After 13 April 1951, medium bombers began a priority neutralization of all North Korean airfields. This activity continued to get main emphasis until the end of April, by which time the Chinese gave up the repair effort. For a time the B-29s continued bombing targets in northwest Korea by day, but when MiG-15s shot down five Superfortresses in a week in October 1951, the big bombers began attacking only at night. Three interdiction operations, two named STRANGLE and another called SATURATE, tried to paralyze the enemy's transportation system upon which he relied for supplies. Weather and an inability to execute sustained night attacks thwarted these efforts.

Much more successful was the campaign to employ air power to pressure the Chinese into accepting an Armistice satisfactory to the United States. Attacks in July 1952 on four hydroelectric generating complexes at Suiho, Chosin, Fusen, and Kyosen opened the "pressure" campaign. The power installations on the Korean side of the Yalu and the power dams on the river itself had no military significance. Their destruction, if accomplished, would necessarily therefore be a political matter. Instructions to refrain from destroying these installations had been widely publicized as evidence of the United Nations peaceful intent toward countries north of the Yalu.

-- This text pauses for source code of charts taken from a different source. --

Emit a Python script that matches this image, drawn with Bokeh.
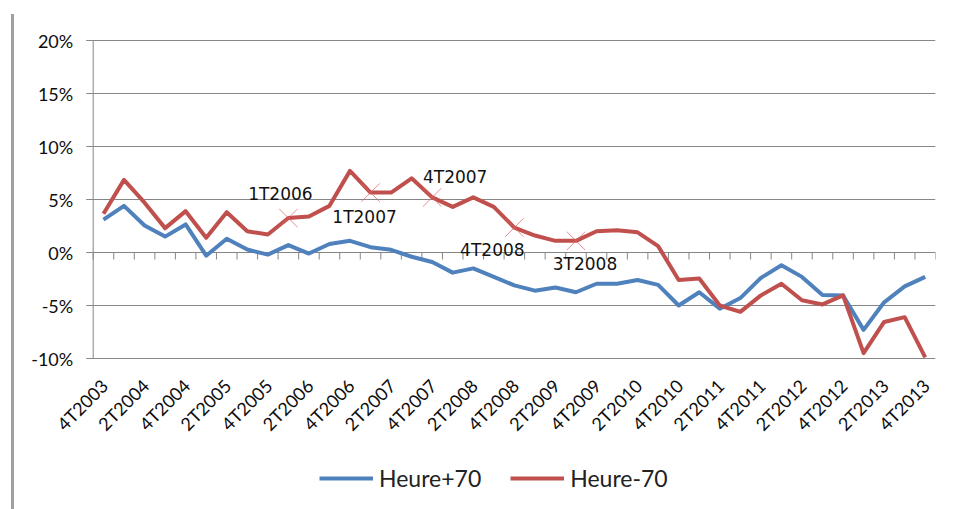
import math
from bokeh.plotting import figure
from bokeh.models import Range1d, Legend, LegendItem
from bokeh.core.properties import value
from bokeh.embed import file_html
from bokeh.resources import INLINE

quarters = ["4T2003",
            "1T2004", "2T2004", "3T2004", "4T2004",
            "1T2005", "2T2005", "3T2005", "4T2005",
            "1T2006", "2T2006", "3T2006", "4T2006",
            "1T2007", "2T2007", "3T2007", "4T2007",
            "1T2008", "2T2008", "3T2008", "4T2008",
            "1T2009", "2T2009", "3T2009", "4T2009",
            "1T2010", "2T2010", "3T2010", "4T2010",
            "1T2011", "2T2011", "3T2011", "4T2011",
            "1T2012", "2T2012", "3T2012", "4T2012",
            "1T2013", "2T2013", "3T2013", "4T2013"]

heure_plus_70 = [3.1, 4.4, 2.55, 1.5, 2.65, -0.3, 1.3, 0.28, -0.2, 0.7,
                 -0.1, 0.8, 1.1, 0.5, 0.25, -0.4, -0.9, -1.9, -1.5, -2.3,
                 -3.1, -3.6, -3.3, -3.75, -2.95, -2.95, -2.6, -3.05, -5.0, -3.75,
                 -5.3, -4.3, -2.4, -1.2, -2.3, -4.0, -4.05, -7.3, -4.7, -3.2,
                 -2.3]

heure_moins_70 = [3.65, 6.85, 4.7, 2.3, 3.9, 1.4, 3.8, 2.0, 1.7, 3.25,
                  3.4, 4.4, 7.7, 5.65, 5.65, 7.0, 5.2, 4.3, 5.2, 4.3,
                  2.35, 1.6, 1.1, 1.1, 2.0, 2.1, 1.9, 0.6, -2.6, -2.45,
                  -5.0, -5.6, -4.05, -2.95, -4.5, -4.9, -4.05, -9.5, -6.55, -6.1,
                  -9.9]

y_ticks = [-10, -5, 0, 5, 10, 15, 20]
y_tick_labels = [f"{t}%" for t in y_ticks]

marked_quarters = ["1T2006", "1T2007", "4T2007", "4T2008", "3T2009"]
marked_labels = ["1T2006", "1T2007", "4T2007", "4T2008", "3T2008"]

# style: pixel offsets of the annotation texts
ann_dx = [-8, -6, 23, -22, 9]
ann_dy = [-24, 24, -20, 22, 23]

n = len(quarters)
idx = list(range(n))
y_lo, y_hi = min(y_ticks), max(y_ticks)

# layout geometry (page pixels)
canvas_left_px, axis_left_px, axis_right_px = 14, 92.7, 935
canvas_top_px, frame_top_px, axis_bottom_px, canvas_bottom_px = 14, 40, 358, 509
px_per_unit_y = (axis_bottom_px - frame_top_px) / (y_hi - y_lo)
y_start = y_lo - (canvas_bottom_px - axis_bottom_px) / px_per_unit_y
y_end = y_hi + (frame_top_px - canvas_top_px) / px_per_unit_y
px_per_cat = (axis_right_px - axis_left_px) / n
x_start = -0.5 - (axis_left_px - canvas_left_px) / px_per_cat
tick_len_x = 7 / px_per_cat
tick_len_y = 7 / px_per_unit_y

p = figure(width=930, height=495, output_backend="svg", toolbar_location=None,
           x_range=Range1d(x_start, n - 0.5), y_range=Range1d(y_start, y_end),
           x_axis_location=None, y_axis_location=None,
           min_border_left=0, min_border_right=9, min_border_top=0, min_border_bottom=0)
p.styles = {"margin-left": "11px", "margin-top": "14px",
            "border-left": "3px solid #A0A0A0"}
p.outline_line_color = None
p.background_fill_color = "white"
p.border_fill_color = "white"
p.xgrid.visible = False
p.ygrid.visible = False

axis_col = "#868686"
# horizontal gridlines
p.segment(x0=[-0.5] * len(y_ticks), y0=y_ticks, x1=[n - 0.5] * len(y_ticks), y1=y_ticks,
          line_color=axis_col, line_width=1)
# vertical axis line with outward ticks
p.segment(x0=[-0.5], y0=[y_lo], x1=[-0.5], y1=[y_hi], line_color=axis_col, line_width=1)
p.segment(x0=[-0.5 - tick_len_x] * len(y_ticks), y0=y_ticks, x1=[-0.5] * len(y_ticks),
          y1=y_ticks, line_color=axis_col, line_width=1)
p.text([-0.5] * len(y_ticks), y_ticks, text=y_tick_labels, x_offset=-20,
       text_align="right", text_baseline="middle", text_font=value("Lato"),
       text_font_size="18px", text_color="#0d0d0d")

# category tick marks on the 0% axis line
bounds = [k - 0.5 for k in range(n + 1)]
p.segment(x0=bounds, y0=[0] * len(bounds), x1=bounds, y1=[-tick_len_y] * len(bounds),
          line_color=axis_col, line_width=1)

# category labels (rotated), below the -10% line
lab_idx = idx[::2]
p.text(lab_idx, [y_lo] * len(lab_idx), text=[quarters[i] for i in lab_idx],
       angle=math.pi / 4, text_align="right", text_baseline="middle",
       x_offset=1, y_offset=24, text_font=value("Lato"), text_font_size="18px",
       text_color="#0d0d0d")

r1 = p.line(idx, heure_plus_70, line_color="#4F81BD", line_width=4, line_join="round")
r2 = p.line(idx, heure_moins_70, line_color="#C0504D", line_width=4, line_join="round")

mark_idx = [quarters.index(q) for q in marked_quarters]
mark_y = [heure_moins_70[i] for i in mark_idx]
p.scatter(mark_idx, mark_y, marker="x", size=26, line_color="#E06666",
          line_alpha=0.75, line_width=1)
p.text(mark_idx, mark_y, text=marked_labels, x_offset=ann_dx, y_offset=ann_dy,
       text_align="center", text_baseline="middle", text_font=value("DejaVu Sans"),
       text_font_size="17px", text_color="#111111")

legend = Legend(items=[LegendItem(label="Heure+70", renderers=[r1]),
                       LegendItem(label="Heure-70", renderers=[r2])],
                orientation="horizontal", location=(305, 17),
                label_text_font="Lato", label_text_font_size="23px",
                label_text_color="#222222",
                glyph_width=54, glyph_height=24, label_standoff=6, spacing=29,
                padding=0, margin=0, border_line_color=None,
                background_fill_alpha=0)
p.add_layout(legend)

open("out.html", "w").write(file_html(p, INLINE))
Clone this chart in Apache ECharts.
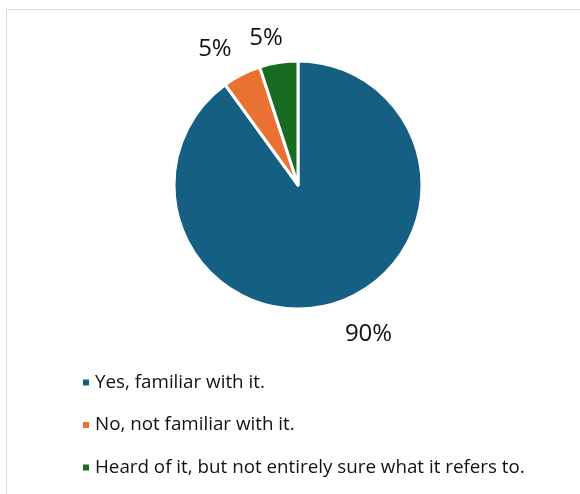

The raids were spectacularly successful; North Korea experienced a nearly total loss of electric power for two weeks and never regained its former level of generating capacity before the end of the war. Manchuria, too, suffered the loss of a quarter of its supply of electricity. These attacks did not result in the quick peace agreement that the air planners had hoped for, and bombing under the air pressure strategy continued.

This "air pressure" campaign was perhaps a key factor in finally ending the war. Bomber Command directed its efforts against communications centers, manufacturing facilities, and supply concentrations to undermine the North Korean regime by inflicting economic damage that would become a drain on peacetime recovery. On 11 July 1952 the Air Force launched a concentrated strike on Pyongyang under the name "Operation Pressure Pump." The war's largest air raid came on 29 August 1952, when FEAF and carrier planes bombed Pyongyang in a 1,403-sortie assault.

In May 1953, FEAF planes shattered three of North Korea's 20 irrigation dams. The resulting floods wiped out roads, railroad tracks, and thousands of acres of rice fields. Even though the enemy soon repaired the damage, they had to reduce the water levels in all the dams so as to prevent flooding in case of attack. These precautions, however, also reduced the water available to the remaining rice crops.

During the war, FEAF units flew 720,980 sorties and delivered 476,000 tons of ordnance. For these numbers FEAF estimated it had killed nearly 150,000 North Korean and Chinese troops and claimed the destruction of more than 975 aircraft, 800 bridges, 1,100 tanks, 800 locomotives, 9,000 railroad cars, 70,000 motor vehicles, and 80,000 buildings. The B-29s had flown 20,448 sorties (10,125 by day and 10,323 at night), and had dropped 168,368 tons of bombs.

Korean People's Army (KPA) losses in the Korean War, called the Fatherland Liberation War by North Korea, totaled more than half a million persons, although North Korea has not released figures. The war also resulted in the virtual destruction of North Korea's economy and infrastructure. By the time the armistice was signed in 1953, North Korea had been devastated by three years of bombing attacks that had left almost no modern buildings standing. Both Koreas had watched as their country was ravaged and the expectations of 1945 were turned into a nightmare. Furthermore, when Kim's regime was nearly extinguished in the fall of 1950, the Soviet Union did very little to save it--China picked up the pieces. The Soviet Union, China, and East European countries provided reconstruction assistance.

The basic goal of the Three-Year Plan, officially named the Three-Year Post-war Reconstruction Plan of 1954-56, was to reconstruct an economy torn by the Korean War. The highest priority was developing heavy industry, but an earnest effort to collectivize farming also was begun. At the end of 1957, output of most industrial commodities had returned to 1949 levels, except for a few items such as chemical fertilizers, carbides, and sulfuric acid, whose recovery took longer.